Grilled Cilantro Lime Corn Chicken Avocado Tacos

Modified from the original recipe at https://www.cakenknife.com/charred-cilantro-lime-corn-chicken-avocado-tacos/
Grilled Cilantro Lime Corn Chicken Avocado Tacos
Modified from the original recipe at https://www.cakenknife.com/charred-cilantro-lime-corn-chicken-avocado-tacos/
Steps
- 1
1. Flatten chicken breast
- 2
Add chicken, lime, juice, soy sauce, garlic, cumin, chili powder, salt, and pepper for the chili lime chicken to a large sealable bag. Shake to combine the ingredients and seal.
- 3
Place in the refrigerator and marinate for at least 4 hours or overnight, if possible.
- 4
Preheat grill, or set oven to 350˚F
- 5
To make the sauce, add yogurt, cilantro, garlic, lime juice, salt and pepper to a blender or food processor. Blend for 30-60 seconds. Set aside.
- 6
Grill Instructions: When the grill is hot, remove chicken breasts from the marinade and place on the grill. Place corn cobs on the grill as well.
- 7
Oven Instructions: When the oven is warm, set the broil to high, remove chicken breasts from the marinade and place on a grill pan. Place corn cobs on the grill as well.
- 8
Grill until corn and chicken are cooked through, flipping halfway through (about 5 minutes per side).
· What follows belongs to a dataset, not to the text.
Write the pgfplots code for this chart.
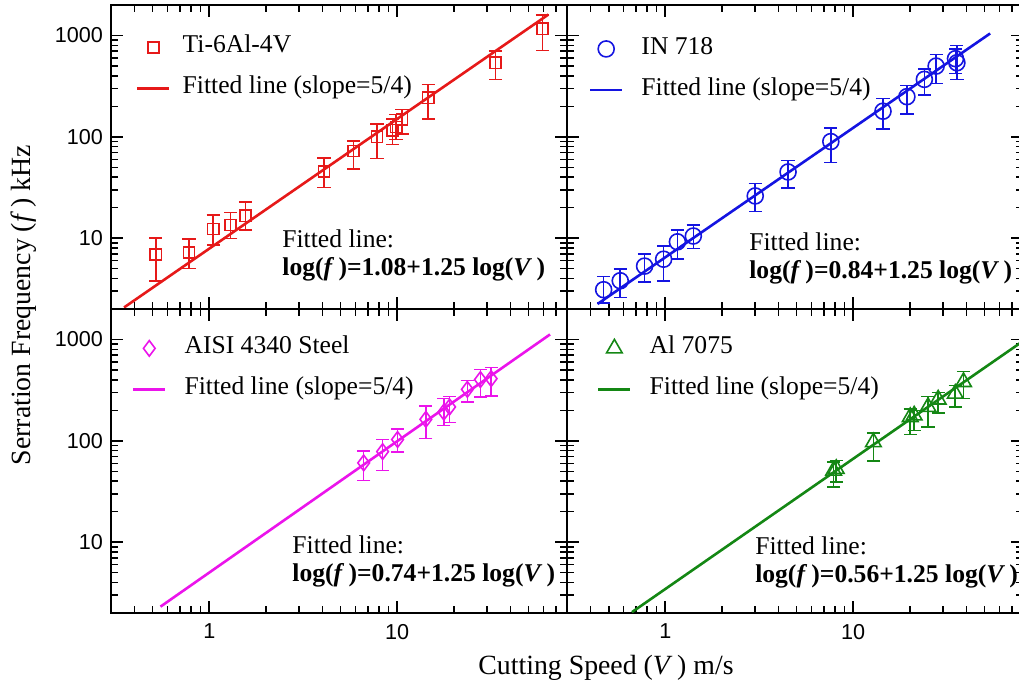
\documentclass[border=0pt]{standalone}
\usepackage{fontspec}
\setmainfont{Liberation Serif}
\newfontfamily\arial{Liberation Sans}
\usepackage{pgfplots}
\pgfplotsset{compat=1.18}

\definecolor{cred}{RGB}{230,25,25}
\definecolor{cblue}{RGB}{20,20,225}
\definecolor{cmag}{RGB}{235,20,235}
\definecolor{cgreen}{RGB}{20,135,20}

% V  f  err+  err-
\pgfplotstableread{
V f ep em
0.52 6.9 3.2 3.1
0.78 7.2 2.6 2.2
1.05 12.3 4.6 3.7
1.30 13.5 4.4 3.6
1.56 16.6 6.2 4.6
4.08 45.4 16 13.8
5.85 72.5 18.5 24.6
7.81 100 33 39
9.45 116 33 32
9.84 125 41 31
10.6 149 37 43
14.6 243 86 94
33.3 538 162 170
59.2 1164 421 453
}\tidata
\pgfplotstableread{
V f ep em
0.47 3.1 1.1 0.81
0.576 3.8 1.15 1.2
0.776 5.3 1.65 1.6
0.98 6.2 2.2 2.4
1.16 9.2 2.9 3.0
1.41 10.5 2.9 2.6
3.01 26.1 8.5 7.8
4.50 45 13.6 13.9
7.6 89.8 33 34
14.4 179 59 59
19.3 249 72 80
23.9 369 101 112
27.6 499 151 162
35.0 590 150 170
35.6 538 258 170
}\indata
\pgfplotstableread{
V f ep em
6.63 60.5 18.5 20
8.36 78.3 24.7 27.5
10.04 103 28 25.7
14.2 163 57 58
17.7 192 69 50
19.0 216 59 65
23.6 322 73 80
27.7 402 103 131
31.6 411 117 134
}\aisidata
\pgfplotstableread{
V f ep em
7.86 50.8 10.7 16
8.12 52.9 10.9 13.4
12.8 97 22 34
20.1 172 35 57
21.1 178 22 51
25.0 216 59 79
28.3 256 43 68
34.9 292 61 76
38.6 381 104 120
}\aldata

\pgfplotsset{
  every axis/.append style={
    xmode=log, ymode=log, scale only axis,
    width=228pt, height=152pt,
    xmin=0.3, xmax=80, ymin=2, ymax=2000,
    xtick={1,10}, ytick={10,100,1000},
    minor xtick={0.4,0.5,0.6,0.7,0.8,0.9,2,3,4,5,6,7,8,9,20,30,40,50,60,70,80},
    minor ytick={3,4,5,6,7,8,9,20,30,40,50,60,70,80,90,200,300,400,500,600,700,800,900},
    tick pos=both, tick align=inside,
    major tick length=6pt, minor tick length=3.5pt,
    axis line style={line width=1pt},
    every tick/.style={black, line width=0.8pt},
    tick label style={font=\arial\fontsize{10.8}{12}\selectfont},
    yticklabel style={xshift=-0.5pt},
    xticklabel style={yshift=-2pt},
    clip mode=individual,
    legend cell align=left,
    legend style={draw=none, fill=none, inner sep=0pt, outer sep=0pt,
      anchor=north west, row sep=10pt, column sep=9pt,
      font=\fontsize{12.8}{14}\selectfont,
      nodes={inner sep=0pt, text height=8pt, text depth=2.5pt}},
  },
  markleg/.style={legend image code/.code={\draw[mark repeat=2,mark phase=2,##1] plot coordinates {(0pt,0pt)(#1,0pt)(2*#1,0pt)};}},
  lineleg/.style={legend image code/.code={\draw[##1] (0pt,0pt) -- (#1,0pt);}},
  fitline/.style={line width=1.3pt},
}

\newcommand{\fitnote}[3]{%
  \node[anchor=west, inner sep=0pt, font=\fontsize{12.8}{14}\selectfont] at (rel axis cs:#1,#2) {Fitted line:};
  \node[anchor=west, inner sep=0pt, font=\fontsize{12.8}{14}\selectfont\bfseries] at (rel axis cs:#1,#2-0.1) {log(\textit{f}\,)=#3+1.25 log(\textit{V}\,)};}

% data points: open marks with capped error bars
\newcommand{\pointplot}[3]{%
\addplot[#1, #2, only marks, mark options={line width=0.8pt, fill=white, solid},
  error bars/.cd, y dir=both, y explicit,
  error bar style={line width=0.8pt},
  error mark options={rotate=90, mark size=3.3pt, line width=0.8pt}]
  table[x=V, y=f, y error plus=ep, y error minus=em] {#3};}

\begin{document}
\begin{tikzpicture}
% top left: Ti-6Al-4V
\begin{axis}[at={(55.5pt,191pt)}, anchor=south west,
  yticklabels={10,100,1000}, xticklabels={},
  legend style={at={(0.055,0.895)}, column sep=6pt}]
\addplot[cred, fitline, forget plot] coordinates {(0.352,2.07) (63.7,1610)};
\pointplot{cred}{mark=square, mark size=2.8pt, markleg=8pt}{\tidata}
\addlegendentry{Ti-6Al-4V}
\addlegendimage{cred, fitline, lineleg=16pt}
\addlegendentry{Fitted line (slope=5/4)}
\fitnote{0.375}{0.23}{1.08}
\end{axis}
% top right: IN 718
\begin{axis}[at={(283.5pt,191pt)}, anchor=south west,
  yticklabels={}, xticklabels={},
  legend style={at={(0.048,0.89)}}]
\addplot[cblue, fitline, forget plot] coordinates {(0.436,2.24) (53.5,1047)};
\pointplot{cblue}{mark=o, mark size=4pt, markleg=8pt}{\indata}
\addlegendentry{IN 718}
\addlegendimage{cblue, fitline, lineleg=16pt}
\addlegendentry{Fitted line (slope=5/4)}
\fitnote{0.399}{0.22}{0.84}
\end{axis}
% bottom left: AISI 4340
\begin{axis}[at={(55.5pt,39pt)}, anchor=south west,
  yticklabels={10,100,1000}, xticklabels={1,10},
  legend style={at={(0.046,0.905)}}]
\addplot[cmag, fitline, forget plot] coordinates {(0.55,2.31) (65.0,1122)};
\pointplot{cmag}{mark=diamond, mark size=3.9pt, markleg=8pt}{\aisidata}
\addlegendentry{AISI 4340 Steel}
\addlegendimage{cmag, fitline, lineleg=16pt}
\addlegendentry{Fitted line (slope=5/4)}
\fitnote{0.397}{0.224}{0.74}
\end{axis}
% bottom right: Al 7075
\begin{axis}[at={(283.5pt,39pt)}, anchor=south west,
  yticklabels={}, xticklabels={1,10},
  legend style={at={(0.066,0.905)}}]
\addplot[cgreen, fitline, forget plot] coordinates {(0.665,2.04) (80,965)};
\pointplot{cgreen}{mark=triangle, mark size=4.5pt, markleg=8pt}{\aldata}
\addlegendentry{Al 7075}
\addlegendimage{cgreen, fitline, lineleg=16pt}
\addlegendentry{Fitted line (slope=5/4)}
\fitnote{0.412}{0.221}{0.56}
\end{axis}
\node[font=\fontsize{13.9}{15}\selectfont] at (303pt,11.5pt) {Cutting Speed (\textit{V}\,) m/s};
\node[font=\fontsize{13.9}{15}\selectfont, rotate=90] at (12pt,193pt) {Serration Frequency (\textit{f}\,) kHz};
\pgfresetboundingbox
\useasboundingbox (0,0) rectangle (509.5pt,345.5pt);
\end{tikzpicture}
\end{document}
You will want the chicken to be 155˚F internally before removing and 165˚F before serving.
- 9
When corn is cool enough to handle, cut corn kernels away from the cobs. Add to a large bowl with jalapeño, lime juice, lime zest, cilantro, salt, pepper, and cayenne. Stir to combine.
- 10
Slice chicken into strips.
- 11
To assemble tacos, top with slices of avocado, corn salsa, shredded cabbage, queso fresco or sauce
- 12
Serve immediately with hot sauce, chopped cilantro, and lime wedges.